Quantum error correction is an essential step toward realizing large-scale fault-tolerant quantum computing. Today, public understanding of quantum computing is often shaped by the visual impression of quantum computers themselves. However, a complete superconducting quantum computer consists of several critical components, including quantum chips, quantum measurement and control systems, quantum RF systems, as well as quantum software and algorithms.


Among these components, the quantum chip is the indispensable foundation of a quantum computer, while error-correctable quantum chips represent one of the most critical strategic technologies for the future competition toward universal quantum computing.

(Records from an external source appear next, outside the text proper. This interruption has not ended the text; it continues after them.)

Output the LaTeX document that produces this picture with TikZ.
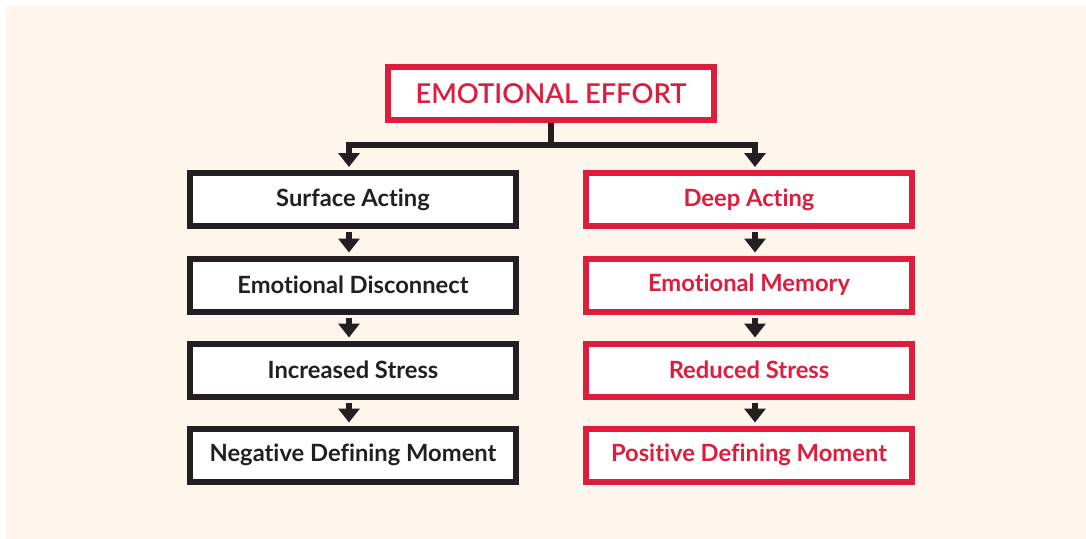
\documentclass[tikz,border=0pt]{standalone}
\usepackage{fontspec}
\setmainfont[Ligatures=NoCommon]{Lato}
\newfontfamily\latosemi[Ligatures=NoCommon]{Lato Semibold}
\usetikzlibrary{arrows.meta,positioning}

\definecolor{cream}{RGB}{254,246,236}
\definecolor{effred}{RGB}{220,30,60}
\definecolor{inkdark}{RGB}{35,31,32}

\tikzset{
  box/.style={draw=inkdark, fill=white, line width=4.5pt,
    minimum width=244.5pt, minimum height=39.75pt, inner sep=0pt,
    text=inkdark, font=\bfseries\fontsize{17.8}{20}\selectfont},
  redbox/.style={box, draw=effred, text=effred},
  flow/.style={draw=inkdark, line width=4.5pt,
    -{Triangle[width=15.75pt,length=10.5pt]}, shorten >=2.25pt},
  link/.style={flow, shorten <=2.25pt}
}

\begin{document}
\begin{tikzpicture}[x=0.75pt,y=-0.75pt]
  \useasboundingbox (0,0) rectangle (1086,539);
  \fill[cream] (6,6) rectangle (1086,539);

  % top
  \node[redbox, font=\latosemi\fontsize{20.5}{24}\selectfont] (effort) at (551,93.5) {EMOTIONAL EFFORT};

  % left column
  \node[box] (surface) at (353,199.5) {Surface Acting};
  \node[box] (disconnect) at (353,285) {Emotional Disconnect};
  \node[box] (stressup) at (353,370) {Increased Stress};
  \node[box] (negative) at (353,455) {Negative Defining Moment};

  % right column
  \node[redbox] (deep) at (749,199.5) {Deep Acting};
  \node[redbox] (memory) at (749,285) {Emotional Memory};
  \node[redbox] (stressdown) at (749,370) {Reduced Stress};
  \node[redbox] (positive) at (749,455) {Positive Defining Moment};

  % fork
  \coordinate (fork) at (551,145);
  \draw[draw=inkdark, line width=4.5pt] (effort.south) -- (fork);
  \draw[flow] (fork) -| ([xshift=-3pt]surface.north);
  \draw[flow] (fork) -| ([xshift=4.5pt]deep.north);

  % chains
  \draw[link] ([xshift=-3pt]surface.south) -- ([xshift=-3pt]disconnect.north);
  \draw[link] ([xshift=-3pt]disconnect.south) -- ([xshift=-3pt]stressup.north);
  \draw[link] ([xshift=-3pt]stressup.south) -- ([xshift=-3pt]negative.north);
  \draw[link] ([xshift=4.5pt]deep.south) -- ([xshift=4.5pt]memory.north);
  \draw[link] ([xshift=4.5pt]memory.south) -- ([xshift=4.5pt]stressdown.north);
  \draw[link] ([xshift=4.5pt]stressdown.south) -- ([xshift=4.5pt]positive.north);
\end{tikzpicture}
\end{document}
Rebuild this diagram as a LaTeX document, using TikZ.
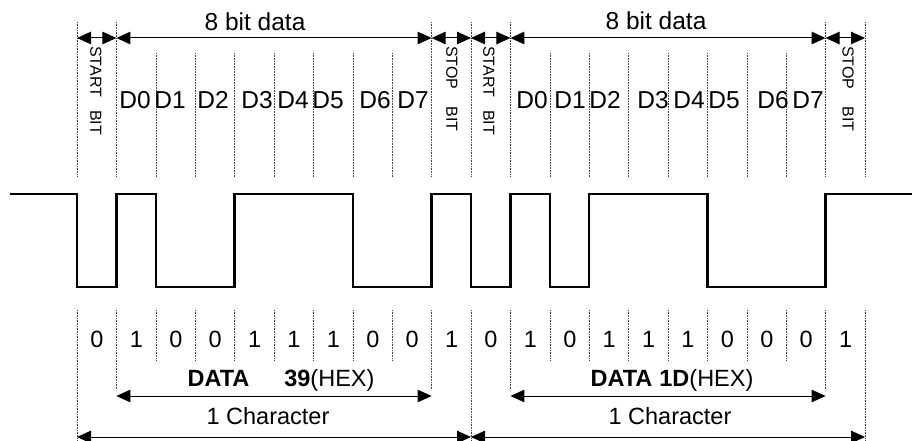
\documentclass[tikz,border=0pt]{standalone}
\usepackage{fontspec}
\setmainfont{Liberation Sans}
\usetikzlibrary{arrows.meta}

\begin{document}
\begin{tikzpicture}[x=1pt,y=-1pt,font=\fontsize{24.5}{28}\selectfont,
  dotline/.style={black!75,line width=0.6pt,densely dotted},
  dim/.style={line width=1pt,>={Triangle[length=14pt,width=12.5pt]},<->},
  wave/.style={line width=2.3pt},
  vlab/.style={rotate=-90,anchor=west,inner sep=0pt,font=\fontsize{16}{19}\selectfont},
  small/.style={font=\fontsize{23.5}{27}\selectfont}]
  \useasboundingbox (0,0) rectangle (912,441);
  \foreach \i in {0,...,20}{
    \pgfmathsetmacro\xx{77+39.4*\i}
    \coordinate (a\i) at (\xx,38);
    \coordinate (m\i) at (\xx,396);
    \coordinate (c\i) at (\xx,437);
  }
  % dotted bit borders
  \foreach \i in {0,1,9,10,11,19,20} \draw[dotline] (a\i |- 0,22) -- (a\i |- 0,177);
  \foreach \i in {2,...,8,12,13,...,18} \draw[dotline] (a\i |- 0,53) -- (a\i |- 0,177);
  \foreach \i in {0,10,20} \draw[dotline] (a\i |- 0,310) -- (a\i |- 0,441);
  \foreach \i in {1,9,11,19} \draw[dotline] (a\i |- 0,310) -- (a\i |- 0,390);
  \foreach \i in {2,...,8,12,13,...,18} \draw[dotline] (a\i |- 0,310) -- (a\i |- 0,360);
  % top arrows
  \draw[dim] (a0) -- (a1);
  \draw[dim] (a1) -- (a9);
  \draw[dim] (a9) -- (a10);
  \draw[dim] (a10) -- (a11);
  \draw[dim] (a11) -- (a19);
  \draw[dim] (a19) -- (a20);
  \node (data1) at (255,22) {8 bit data};
  \node (data2) at (656,21) {8 bit data};
  \node[vlab] (start1) at (96,46) {START\hspace{13pt}BIT};
  \node[vlab] (stop1) at (452,46) {STOP\hspace{17pt}BIT};
  \node[vlab] (start2) at (489,46) {START\hspace{13pt}BIT};
  \node[vlab] (stop2) at (848,46) {STOP\hspace{17pt}BIT};
  \foreach \x [count=\n from 0] in {135,170,213,257,293,328,375,413}
    \node (da\n) at (\x,100) {D\n};
  \foreach \x [count=\n from 0] in {532,570,605,653,689,724,773,808}
    \node (db\n) at (\x,100) {D\n};
  % signal
  \draw[wave] (10,194) -| (77,287) -| (116.4,194) -| (155.8,287) -| (234.6,194)
    -| (352.8,287) -| (431.6,194) -| (471,287) -| (510.4,194) -| (549.8,287)
    -| (589.2,194) -| (707.4,287) -| (825.6,194) -- (912,194);
  % bit values
  \foreach \b [count=\i from 0] in {0,1,0,0,1,1,1,0,0,1,0,1,0,1,1,1,0,0,0,1}
    \node[small] (bit\i) at (97+39.4*\i,339) {\b};
  \node[small] (hex1) at (281,380) {\textbf{DATA}\hspace{35pt}\textbf{39}(HEX)};
  \node[small] (hex2) at (672,380) {\textbf{DATA}\hspace{7pt}\textbf{1D}(HEX)};
  \draw[dim] (m1) -- (m9);
  \draw[dim] (m11) -- (m19);
  \node[small] (char1) at (268,416) {1 Character};
  \node[small] (char2) at (670,416) {1 Character};
  \draw[dim] (c0) -- (c10);
  \draw[dim] (c10) -- (c20);
\end{tikzpicture}
\end{document}
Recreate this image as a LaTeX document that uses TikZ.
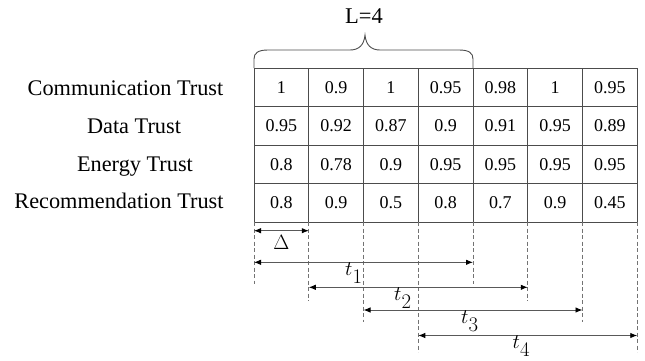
\documentclass[tikz,border=0pt]{standalone}
\usepackage{fontspec}
\setmainfont{Liberation Serif}
\usetikzlibrary{arrows.meta}
\tikzset{
  gridline/.style={draw=black!70, line width=0.9pt},
  guide/.style={draw=black!55, line width=0.9pt, dash pattern=on 4pt off 2.5pt},
  dimarrow/.style={draw=black!65, line width=0.9pt, {Latex[length=7pt,width=5.5pt,black]}-{Latex[length=7pt,width=5.5pt,black]}},
  cell/.style={anchor=base, inner sep=0pt, font=\fontsize{18}{18}\selectfont},
  rowlabel/.style={anchor=base, inner sep=0pt, font=\fontsize{22.3}{22.3}\selectfont},
  mathlabel/.style={anchor=base west, inner sep=0pt, font=\fontsize{20}{20}\selectfont},
}
\begin{document}
\begin{tikzpicture}[x=1pt,y=-1pt]
\useasboundingbox (0,0) rectangle (645,360);
% column coordinates
\foreach \i in {0,...,7}{
  \pgfmathsetmacro{\xx}{254+54.75*\i}
  \coordinate (col\i) at (\xx,222);
}
% grid
\foreach \j in {0,...,4}{
  \pgfmathsetmacro{\yy}{68+38.5*\j}
  \draw[gridline] (254,\yy) -- (637.25,\yy);
}
\foreach \i/\e in {0/284,1/301,2/322,3/352,4/284,5/301,6/322,7/352}{
  \pgfmathsetmacro{\xx}{254+54.75*\i}
  \draw[gridline] (\xx,68) -- (\xx,222);
  \coordinate (end\i) at (\xx,\e);
  \draw[guide] (col\i) -- (end\i);
}
% cell values
\foreach \r/\vals in {1/{1,0.9,1,0.95,0.98,1,0.95},2/{0.95,0.92,0.87,0.9,0.91,0.95,0.89},3/{0.8,0.78,0.9,0.95,0.95,0.95,0.95},4/{0.8,0.9,0.5,0.8,0.7,0.9,0.45}}{
  \foreach \v [count=\c] in \vals {
    \pgfmathsetmacro{\xx}{254+54.75*(\c-0.5)}
    \pgfmathsetmacro{\yy}{68+38.5*(\r-0.5)+5.8}
    \node[cell] (v\r-\c) at (\xx,\yy) {\v};
  }
}
% row labels
\node[rowlabel] (lab1) at (125.5,95) {Communication Trust};
\node[rowlabel] (lab2) at (134,133.5) {Data Trust};
\node[rowlabel] (lab3) at (135,171) {Energy Trust};
\node[rowlabel] (lab4) at (119,208.5) {Recommendation Trust};
% brace
\draw[draw=black!70, line width=0.9pt] (254,68) -- (254,59) .. controls (254,53) and (258,50) .. (268,50) -- (350,50) .. controls (359,50) and (364,45) .. (365,35) .. controls (366,45) and (371,50) .. (380,50) -- (459,50) .. controls (469,50) and (473,53) .. (473,59) -- (473,68);
\node[anchor=base, inner sep=0pt, font=\fontsize{22.5}{22.5}\selectfont] (L) at (364,23) {L=4};
% dimension arrows
\coordinate (d0) at (254,230.7);
\coordinate (d1) at (308.75,230.7);
\draw[dimarrow] (d0) -- (d1);
\node[anchor=base, inner sep=0pt, font=\fontsize{20}{20}\selectfont] (delta) at (281.5,249.3) {$\Delta$};
\coordinate (a1s) at (254,262.3);   \coordinate (a1e) at (473,262.3);
\coordinate (a2s) at (308.75,287.3); \coordinate (a2e) at (527.75,287.3);
\coordinate (a3s) at (363.5,310);   \coordinate (a3e) at (582.5,310);
\coordinate (a4s) at (418.25,335.5); \coordinate (a4e) at (637.25,335.5);
\draw[dimarrow] (a1s) -- (a1e);
\draw[dimarrow] (a2s) -- (a2e);
\draw[dimarrow] (a3s) -- (a3e);
\draw[dimarrow] (a4s) -- (a4e);
\node[mathlabel] (t1) at (345,275) {$t$\raisebox{-8pt}{$1$}};
\node[mathlabel] (t2) at (394,300) {$t$\raisebox{-8pt}{$2$}};
\node[mathlabel] (t3) at (461,323) {$t$\raisebox{-8pt}{$3$}};
\node[mathlabel] (t4) at (512.5,348) {$t$\raisebox{-8pt}{$4$}};
\end{tikzpicture}
\end{document}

Developing error-correctable quantum chips is fundamentally a systematic engineering challenge. It not only requires strong chip design and fabrication capabilities, but also demands close integration and coordinated optimization across quantum measurement and control systems, RF technologies, and quantum software platforms.


For this reason, the Logical Qubit Technology team has, from the very beginning, focused on the combined strengths of "technology-driven innovation and engineering capability." Building upon the technical foundation of the Zhejiang University superconducting quantum computing laboratory in chip design and fabrication, the team continues to advance Surface Code-based quantum error correction while simultaneously exploring and validating more efficient next-generation error correction approaches.


At the same time, the company continues to strengthen its engineering capabilities and independently master the core technologies spanning quantum chips, RF systems, quantum measurement and control systems, and full-stack quantum computers — accelerating the arrival of the quantum computing era through a pragmatic and engineering-oriented approach.